§ EXERCISE AIM
Tally the lines containing the word "this", and report the tally alone.

· · · · · · ·

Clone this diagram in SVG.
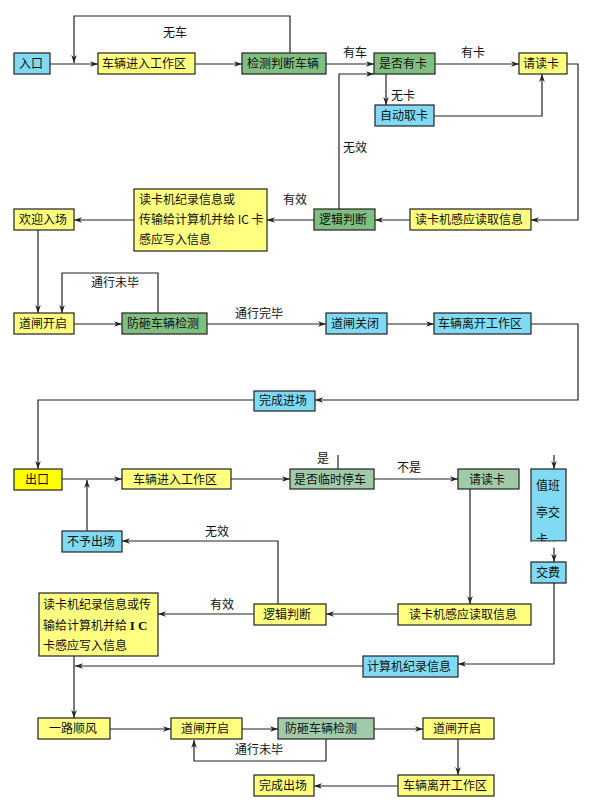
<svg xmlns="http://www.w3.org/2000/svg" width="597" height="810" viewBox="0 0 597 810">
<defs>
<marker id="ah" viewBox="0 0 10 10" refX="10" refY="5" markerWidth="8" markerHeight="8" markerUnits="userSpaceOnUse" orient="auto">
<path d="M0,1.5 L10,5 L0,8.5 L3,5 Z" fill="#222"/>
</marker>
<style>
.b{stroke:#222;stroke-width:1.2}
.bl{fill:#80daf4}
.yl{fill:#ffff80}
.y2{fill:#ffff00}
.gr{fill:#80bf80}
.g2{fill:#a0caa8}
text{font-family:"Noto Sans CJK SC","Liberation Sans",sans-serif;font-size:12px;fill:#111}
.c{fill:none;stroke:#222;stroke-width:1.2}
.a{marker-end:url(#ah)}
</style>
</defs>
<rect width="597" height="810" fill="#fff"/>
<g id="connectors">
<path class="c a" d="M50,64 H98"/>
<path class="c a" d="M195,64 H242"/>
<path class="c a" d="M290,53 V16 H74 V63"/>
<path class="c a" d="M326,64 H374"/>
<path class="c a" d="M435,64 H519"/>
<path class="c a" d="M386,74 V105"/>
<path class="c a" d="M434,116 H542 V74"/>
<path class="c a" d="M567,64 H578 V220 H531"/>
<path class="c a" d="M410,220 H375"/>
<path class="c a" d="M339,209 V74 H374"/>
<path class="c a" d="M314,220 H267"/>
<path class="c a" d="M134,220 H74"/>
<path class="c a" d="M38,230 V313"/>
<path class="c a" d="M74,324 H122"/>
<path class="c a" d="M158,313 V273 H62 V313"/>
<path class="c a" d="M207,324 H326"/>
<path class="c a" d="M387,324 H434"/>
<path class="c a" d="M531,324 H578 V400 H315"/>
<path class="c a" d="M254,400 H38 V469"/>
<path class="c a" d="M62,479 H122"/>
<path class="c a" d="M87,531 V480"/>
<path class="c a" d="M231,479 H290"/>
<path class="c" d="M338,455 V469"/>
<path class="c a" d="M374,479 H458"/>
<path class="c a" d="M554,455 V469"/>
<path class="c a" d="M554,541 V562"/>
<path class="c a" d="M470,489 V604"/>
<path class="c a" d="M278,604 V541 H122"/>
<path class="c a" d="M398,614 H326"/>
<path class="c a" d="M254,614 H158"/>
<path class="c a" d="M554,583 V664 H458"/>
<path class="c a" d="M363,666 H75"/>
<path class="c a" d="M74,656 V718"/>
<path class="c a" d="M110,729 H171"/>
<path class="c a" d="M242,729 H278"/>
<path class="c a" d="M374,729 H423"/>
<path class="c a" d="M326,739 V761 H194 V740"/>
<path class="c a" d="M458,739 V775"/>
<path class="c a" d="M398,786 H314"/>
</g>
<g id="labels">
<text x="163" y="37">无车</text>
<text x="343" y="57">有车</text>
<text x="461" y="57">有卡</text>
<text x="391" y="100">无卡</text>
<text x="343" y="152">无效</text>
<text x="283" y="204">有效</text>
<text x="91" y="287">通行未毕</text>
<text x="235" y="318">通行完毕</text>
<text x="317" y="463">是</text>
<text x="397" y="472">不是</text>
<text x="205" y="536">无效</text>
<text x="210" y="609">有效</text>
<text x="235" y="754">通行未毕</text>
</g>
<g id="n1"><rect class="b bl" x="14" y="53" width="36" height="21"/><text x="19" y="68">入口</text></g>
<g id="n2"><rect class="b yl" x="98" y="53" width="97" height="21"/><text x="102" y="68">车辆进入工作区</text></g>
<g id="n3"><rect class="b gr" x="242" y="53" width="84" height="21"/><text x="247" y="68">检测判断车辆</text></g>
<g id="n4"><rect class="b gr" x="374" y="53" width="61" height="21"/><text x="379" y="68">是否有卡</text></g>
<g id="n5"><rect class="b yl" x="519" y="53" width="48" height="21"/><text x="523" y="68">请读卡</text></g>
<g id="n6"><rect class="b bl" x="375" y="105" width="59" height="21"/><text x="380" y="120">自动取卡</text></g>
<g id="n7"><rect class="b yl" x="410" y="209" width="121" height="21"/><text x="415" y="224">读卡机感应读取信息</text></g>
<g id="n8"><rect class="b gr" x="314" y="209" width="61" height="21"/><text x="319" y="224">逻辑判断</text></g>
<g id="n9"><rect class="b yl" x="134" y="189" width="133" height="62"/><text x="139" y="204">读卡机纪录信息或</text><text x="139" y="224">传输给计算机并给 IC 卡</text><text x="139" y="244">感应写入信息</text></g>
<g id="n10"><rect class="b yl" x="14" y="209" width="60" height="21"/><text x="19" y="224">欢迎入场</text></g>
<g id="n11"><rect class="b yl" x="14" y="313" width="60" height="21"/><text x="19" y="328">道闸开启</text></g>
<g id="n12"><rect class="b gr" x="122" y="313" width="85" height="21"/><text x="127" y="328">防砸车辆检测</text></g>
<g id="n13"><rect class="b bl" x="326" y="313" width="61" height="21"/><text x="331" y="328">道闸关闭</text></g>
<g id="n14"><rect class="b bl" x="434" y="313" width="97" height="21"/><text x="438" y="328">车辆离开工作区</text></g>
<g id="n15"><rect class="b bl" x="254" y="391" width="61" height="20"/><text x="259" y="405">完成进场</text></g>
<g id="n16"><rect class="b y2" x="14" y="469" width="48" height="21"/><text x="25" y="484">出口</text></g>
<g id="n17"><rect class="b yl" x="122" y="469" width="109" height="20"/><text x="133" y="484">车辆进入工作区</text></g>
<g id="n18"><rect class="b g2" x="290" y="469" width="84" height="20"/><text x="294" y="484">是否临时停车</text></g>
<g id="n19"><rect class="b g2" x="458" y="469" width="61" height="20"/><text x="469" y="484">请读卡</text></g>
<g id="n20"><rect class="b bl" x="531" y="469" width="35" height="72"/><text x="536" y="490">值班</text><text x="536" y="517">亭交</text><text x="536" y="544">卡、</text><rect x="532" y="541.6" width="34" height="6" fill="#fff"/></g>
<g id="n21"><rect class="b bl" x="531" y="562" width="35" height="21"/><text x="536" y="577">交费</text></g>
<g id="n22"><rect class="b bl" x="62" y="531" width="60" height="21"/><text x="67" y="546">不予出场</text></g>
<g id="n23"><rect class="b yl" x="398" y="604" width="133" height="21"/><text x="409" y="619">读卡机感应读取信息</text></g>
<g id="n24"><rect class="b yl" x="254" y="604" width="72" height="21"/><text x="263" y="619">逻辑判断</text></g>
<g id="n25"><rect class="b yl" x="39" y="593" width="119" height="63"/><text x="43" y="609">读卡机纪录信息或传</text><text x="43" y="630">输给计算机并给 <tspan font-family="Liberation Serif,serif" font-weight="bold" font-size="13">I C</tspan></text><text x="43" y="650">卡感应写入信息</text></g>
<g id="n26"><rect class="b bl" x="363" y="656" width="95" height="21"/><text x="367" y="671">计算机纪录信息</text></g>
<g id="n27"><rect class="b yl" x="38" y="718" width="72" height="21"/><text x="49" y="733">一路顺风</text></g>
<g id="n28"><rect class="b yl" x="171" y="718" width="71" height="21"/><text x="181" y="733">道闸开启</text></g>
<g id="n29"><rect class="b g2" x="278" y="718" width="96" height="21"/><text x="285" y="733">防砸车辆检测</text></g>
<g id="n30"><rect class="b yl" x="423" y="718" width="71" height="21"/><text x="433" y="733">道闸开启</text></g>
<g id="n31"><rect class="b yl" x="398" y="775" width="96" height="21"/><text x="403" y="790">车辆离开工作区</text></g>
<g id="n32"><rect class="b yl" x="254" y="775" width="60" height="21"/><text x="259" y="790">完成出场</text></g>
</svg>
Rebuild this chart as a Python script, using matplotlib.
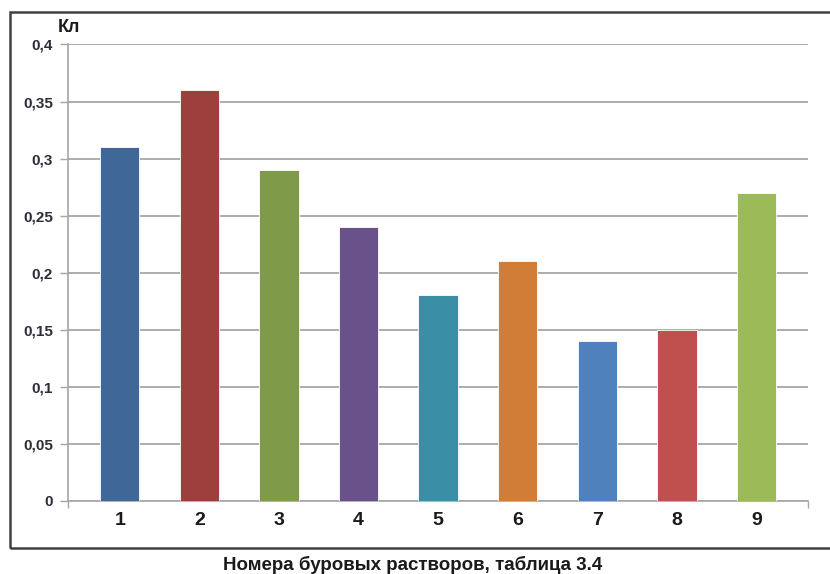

· · · · · · ·

§ EXERCISE SOLUTION
2